■ **Prompt**
Output the full listing word for word.

-- -- --

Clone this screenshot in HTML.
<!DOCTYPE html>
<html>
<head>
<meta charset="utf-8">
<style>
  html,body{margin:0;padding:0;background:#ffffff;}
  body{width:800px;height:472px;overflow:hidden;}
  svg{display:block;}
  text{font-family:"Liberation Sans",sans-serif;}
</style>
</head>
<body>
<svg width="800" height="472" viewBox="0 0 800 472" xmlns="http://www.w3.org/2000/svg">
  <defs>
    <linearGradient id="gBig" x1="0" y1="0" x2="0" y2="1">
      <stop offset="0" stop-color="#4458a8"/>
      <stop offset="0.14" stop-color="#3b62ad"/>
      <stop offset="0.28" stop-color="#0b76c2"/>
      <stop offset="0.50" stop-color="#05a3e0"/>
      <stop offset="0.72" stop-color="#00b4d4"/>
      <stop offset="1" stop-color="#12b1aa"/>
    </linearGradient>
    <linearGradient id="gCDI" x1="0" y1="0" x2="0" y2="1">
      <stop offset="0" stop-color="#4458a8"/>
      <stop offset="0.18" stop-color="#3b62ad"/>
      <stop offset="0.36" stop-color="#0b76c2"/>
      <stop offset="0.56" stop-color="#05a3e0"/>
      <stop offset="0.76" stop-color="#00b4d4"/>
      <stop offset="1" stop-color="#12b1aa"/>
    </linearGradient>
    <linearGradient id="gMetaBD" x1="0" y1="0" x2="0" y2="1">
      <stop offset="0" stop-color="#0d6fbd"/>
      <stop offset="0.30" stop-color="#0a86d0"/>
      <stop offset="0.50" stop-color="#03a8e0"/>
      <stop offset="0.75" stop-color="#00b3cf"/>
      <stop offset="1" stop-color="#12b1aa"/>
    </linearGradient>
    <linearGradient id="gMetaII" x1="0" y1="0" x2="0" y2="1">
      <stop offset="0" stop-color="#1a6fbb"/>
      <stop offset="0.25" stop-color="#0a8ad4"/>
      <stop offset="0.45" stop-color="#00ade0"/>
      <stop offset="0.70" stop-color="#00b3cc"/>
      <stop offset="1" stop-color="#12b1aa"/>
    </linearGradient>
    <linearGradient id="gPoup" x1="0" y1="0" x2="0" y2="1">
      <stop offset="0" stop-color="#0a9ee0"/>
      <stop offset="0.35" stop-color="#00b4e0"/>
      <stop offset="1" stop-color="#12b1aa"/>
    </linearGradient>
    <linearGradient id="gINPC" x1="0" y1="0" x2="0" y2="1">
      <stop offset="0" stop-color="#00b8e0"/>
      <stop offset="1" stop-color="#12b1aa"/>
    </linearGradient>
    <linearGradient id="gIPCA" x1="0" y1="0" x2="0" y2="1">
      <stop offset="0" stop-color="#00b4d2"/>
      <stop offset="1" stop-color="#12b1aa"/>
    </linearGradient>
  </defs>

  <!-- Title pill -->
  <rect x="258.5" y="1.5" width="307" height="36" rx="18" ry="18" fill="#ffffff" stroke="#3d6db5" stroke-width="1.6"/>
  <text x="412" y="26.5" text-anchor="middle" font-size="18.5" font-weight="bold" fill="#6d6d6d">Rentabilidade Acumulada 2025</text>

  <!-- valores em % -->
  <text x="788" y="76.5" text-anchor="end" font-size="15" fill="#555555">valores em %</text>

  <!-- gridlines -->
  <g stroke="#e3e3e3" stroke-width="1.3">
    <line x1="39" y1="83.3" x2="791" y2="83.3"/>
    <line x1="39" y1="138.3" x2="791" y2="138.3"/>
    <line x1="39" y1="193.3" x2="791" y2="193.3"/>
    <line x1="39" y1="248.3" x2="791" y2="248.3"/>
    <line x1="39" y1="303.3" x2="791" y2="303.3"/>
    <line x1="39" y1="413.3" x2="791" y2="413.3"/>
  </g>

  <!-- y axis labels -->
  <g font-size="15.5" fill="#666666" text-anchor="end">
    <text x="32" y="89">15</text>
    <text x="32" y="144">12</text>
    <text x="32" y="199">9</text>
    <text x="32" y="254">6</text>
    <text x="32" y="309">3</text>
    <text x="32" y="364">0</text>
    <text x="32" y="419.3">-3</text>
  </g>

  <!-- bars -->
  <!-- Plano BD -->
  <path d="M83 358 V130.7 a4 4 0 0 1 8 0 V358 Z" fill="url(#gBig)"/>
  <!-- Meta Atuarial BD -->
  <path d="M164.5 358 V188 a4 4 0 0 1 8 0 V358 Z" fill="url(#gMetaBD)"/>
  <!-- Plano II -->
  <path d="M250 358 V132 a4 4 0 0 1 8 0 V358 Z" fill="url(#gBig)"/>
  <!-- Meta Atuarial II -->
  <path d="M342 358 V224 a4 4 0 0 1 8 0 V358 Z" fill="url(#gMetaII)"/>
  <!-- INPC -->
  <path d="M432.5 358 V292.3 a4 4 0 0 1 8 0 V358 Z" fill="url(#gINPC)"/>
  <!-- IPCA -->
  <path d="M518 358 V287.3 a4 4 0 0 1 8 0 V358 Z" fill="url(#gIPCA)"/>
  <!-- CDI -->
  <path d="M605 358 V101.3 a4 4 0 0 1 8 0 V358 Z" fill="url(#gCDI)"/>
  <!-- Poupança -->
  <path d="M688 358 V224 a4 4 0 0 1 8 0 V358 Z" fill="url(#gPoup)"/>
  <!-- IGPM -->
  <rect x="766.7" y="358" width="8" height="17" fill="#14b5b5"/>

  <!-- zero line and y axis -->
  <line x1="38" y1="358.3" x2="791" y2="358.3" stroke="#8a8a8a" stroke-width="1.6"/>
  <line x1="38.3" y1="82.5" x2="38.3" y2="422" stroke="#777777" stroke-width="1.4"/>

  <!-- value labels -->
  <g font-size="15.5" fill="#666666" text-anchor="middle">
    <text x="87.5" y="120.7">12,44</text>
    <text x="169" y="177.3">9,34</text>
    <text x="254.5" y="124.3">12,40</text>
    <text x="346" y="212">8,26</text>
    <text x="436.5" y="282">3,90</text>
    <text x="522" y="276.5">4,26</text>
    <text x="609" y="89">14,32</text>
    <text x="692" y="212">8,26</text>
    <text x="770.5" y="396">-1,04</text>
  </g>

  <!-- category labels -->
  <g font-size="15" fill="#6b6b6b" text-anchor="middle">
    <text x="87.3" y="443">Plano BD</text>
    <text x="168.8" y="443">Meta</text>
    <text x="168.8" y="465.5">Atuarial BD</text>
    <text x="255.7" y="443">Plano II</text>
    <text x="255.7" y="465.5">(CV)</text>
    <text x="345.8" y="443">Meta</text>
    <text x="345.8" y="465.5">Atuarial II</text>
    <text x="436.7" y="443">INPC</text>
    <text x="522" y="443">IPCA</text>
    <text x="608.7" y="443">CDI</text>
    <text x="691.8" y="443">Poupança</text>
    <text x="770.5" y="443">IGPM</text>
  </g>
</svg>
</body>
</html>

-- -- --

■ **Correct response**
Clone this screenshot in HTML.
<!DOCTYPE html>
<html>
<head>
<meta charset="utf-8">
<style>
  html,body{margin:0;padding:0;background:#ffffff;}
  body{width:800px;height:472px;overflow:hidden;}
  svg{display:block;}
  text{font-family:"Liberation Sans",sans-serif;}
</style>
</head>
<body>
<svg width="800" height="472" viewBox="0 0 800 472" xmlns="http://www.w3.org/2000/svg">
  <defs>
    <linearGradient id="gBig" x1="0" y1="0" x2="0" y2="1">
      <stop offset="0" stop-color="#4458a8"/>
      <stop offset="0.14" stop-color="#3b62ad"/>
      <stop offset="0.28" stop-color="#0b76c2"/>
      <stop offset="0.50" stop-color="#05a3e0"/>
      <stop offset="0.72" stop-color="#00b4d4"/>
      <stop offset="1" stop-color="#12b1aa"/>
    </linearGradient>
    <linearGradient id="gCDI" x1="0" y1="0" x2="0" y2="1">
      <stop offset="0" stop-color="#4458a8"/>
      <stop offset="0.18" stop-color="#3b62ad"/>
      <stop offset="0.36" stop-color="#0b76c2"/>
      <stop offset="0.56" stop-color="#05a3e0"/>
      <stop offset="0.76" stop-color="#00b4d4"/>
      <stop offset="1" stop-color="#12b1aa"/>
    </linearGradient>
    <linearGradient id="gMetaBD" x1="0" y1="0" x2="0" y2="1">
      <stop offset="0" stop-color="#0d6fbd"/>
      <stop offset="0.30" stop-color="#0a86d0"/>
      <stop offset="0.50" stop-color="#03a8e0"/>
      <stop offset="0.75" stop-color="#00b3cf"/>
      <stop offset="1" stop-color="#12b1aa"/>
    </linearGradient>
    <linearGradient id="gMetaII" x1="0" y1="0" x2="0" y2="1">
      <stop offset="0" stop-color="#1a6fbb"/>
      <stop offset="0.25" stop-color="#0a8ad4"/>
      <stop offset="0.45" stop-color="#00ade0"/>
      <stop offset="0.70" stop-color="#00b3cc"/>
      <stop offset="1" stop-color="#12b1aa"/>
    </linearGradient>
    <linearGradient id="gPoup" x1="0" y1="0" x2="0" y2="1">
      <stop offset="0" stop-color="#0a9ee0"/>
      <stop offset="0.35" stop-color="#00b4e0"/>
      <stop offset="1" stop-color="#12b1aa"/>
    </linearGradient>
    <linearGradient id="gINPC" x1="0" y1="0" x2="0" y2="1">
      <stop offset="0" stop-color="#00b8e0"/>
      <stop offset="1" stop-color="#12b1aa"/>
    </linearGradient>
    <linearGradient id="gIPCA" x1="0" y1="0" x2="0" y2="1">
      <stop offset="0" stop-color="#00b4d2"/>
      <stop offset="1" stop-color="#12b1aa"/>
    </linearGradient>
  </defs>

  <!-- Title pill -->
  <rect x="258.5" y="1.5" width="307" height="36" rx="18" ry="18" fill="#ffffff" stroke="#3d6db5" stroke-width="1.6"/>
  <text x="412" y="26.5" text-anchor="middle" font-size="18.5" font-weight="bold" fill="#6d6d6d">Rentabilidade Acumulada 2025</text>

  <!-- valores em % -->
  <text x="788" y="76.5" text-anchor="end" font-size="15" fill="#555555">valores em %</text>

  <!-- gridlines -->
  <g stroke="#e3e3e3" stroke-width="1.3">
    <line x1="39" y1="83.3" x2="791" y2="83.3"/>
    <line x1="39" y1="138.3" x2="791" y2="138.3"/>
    <line x1="39" y1="193.3" x2="791" y2="193.3"/>
    <line x1="39" y1="248.3" x2="791" y2="248.3"/>
    <line x1="39" y1="303.3" x2="791" y2="303.3"/>
    <line x1="39" y1="413.3" x2="791" y2="413.3"/>
  </g>

  <!-- y axis labels -->
  <g font-size="15.5" fill="#666666" text-anchor="end">
    <text x="32" y="89">15</text>
    <text x="32" y="144">12</text>
    <text x="32" y="199">9</text>
    <text x="32" y="254">6</text>
    <text x="32" y="309">3</text>
    <text x="32" y="364">0</text>
    <text x="32" y="419.3">-3</text>
  </g>

  <!-- bars -->
  <!-- Plano BD -->
  <path d="M83 358 V130.7 a4 4 0 0 1 8 0 V358 Z" fill="url(#gBig)"/>
  <!-- Meta Atuarial BD -->
  <path d="M164.5 358 V188 a4 4 0 0 1 8 0 V358 Z" fill="url(#gMetaBD)"/>
  <!-- Plano II -->
  <path d="M250 358 V132 a4 4 0 0 1 8 0 V358 Z" fill="url(#gBig)"/>
  <!-- Meta Atuarial II -->
  <path d="M342 358 V224 a4 4 0 0 1 8 0 V358 Z" fill="url(#gMetaII)"/>
  <!-- INPC -->
  <path d="M432.5 358 V292.3 a4 4 0 0 1 8 0 V358 Z" fill="url(#gINPC)"/>
  <!-- IPCA -->
  <path d="M518 358 V287.3 a4 4 0 0 1 8 0 V358 Z" fill="url(#gIPCA)"/>
  <!-- CDI -->
  <path d="M605 358 V101.3 a4 4 0 0 1 8 0 V358 Z" fill="url(#gCDI)"/>
  <!-- Poupança -->
  <path d="M688 358 V224 a4 4 0 0 1 8 0 V358 Z" fill="url(#gPoup)"/>
  <!-- IGPM -->
  <rect x="766.7" y="358" width="8" height="17" fill="#14b5b5"/>

  <!-- zero line and y axis -->
  <line x1="38" y1="358.3" x2="791" y2="358.3" stroke="#8a8a8a" stroke-width="1.6"/>
  <line x1="38.3" y1="82.5" x2="38.3" y2="422" stroke="#777777" stroke-width="1.4"/>

  <!-- value labels -->
  <g font-size="15.5" fill="#666666" text-anchor="middle">
    <text x="87.5" y="120.7">12,44</text>
    <text x="169" y="177.3">9,34</text>
    <text x="254.5" y="124.3">12,40</text>
    <text x="346" y="212">8,26</text>
    <text x="436.5" y="282">3,90</text>
    <text x="522" y="276.5">4,26</text>
    <text x="609" y="89">14,32</text>
    <text x="692" y="212">8,26</text>
    <text x="770.5" y="396">-1,04</text>
  </g>

  <!-- category labels -->
  <g font-size="15" fill="#6b6b6b" text-anchor="middle">
    <text x="87.3" y="443">Plano BD</text>
    <text x="168.8" y="443">Meta</text>
    <text x="168.8" y="465.5">Atuarial BD</text>
    <text x="255.7" y="443">Plano II</text>
    <text x="255.7" y="465.5">(CV)</text>
    <text x="345.8" y="443">Meta</text>
    <text x="345.8" y="465.5">Atuarial II</text>
    <text x="436.7" y="443">INPC</text>
    <text x="522" y="443">IPCA</text>
    <text x="608.7" y="443">CDI</text>
    <text x="691.8" y="443">Poupança</text>
    <text x="770.5" y="443">IGPM</text>
  </g>
</svg>
</body>
</html>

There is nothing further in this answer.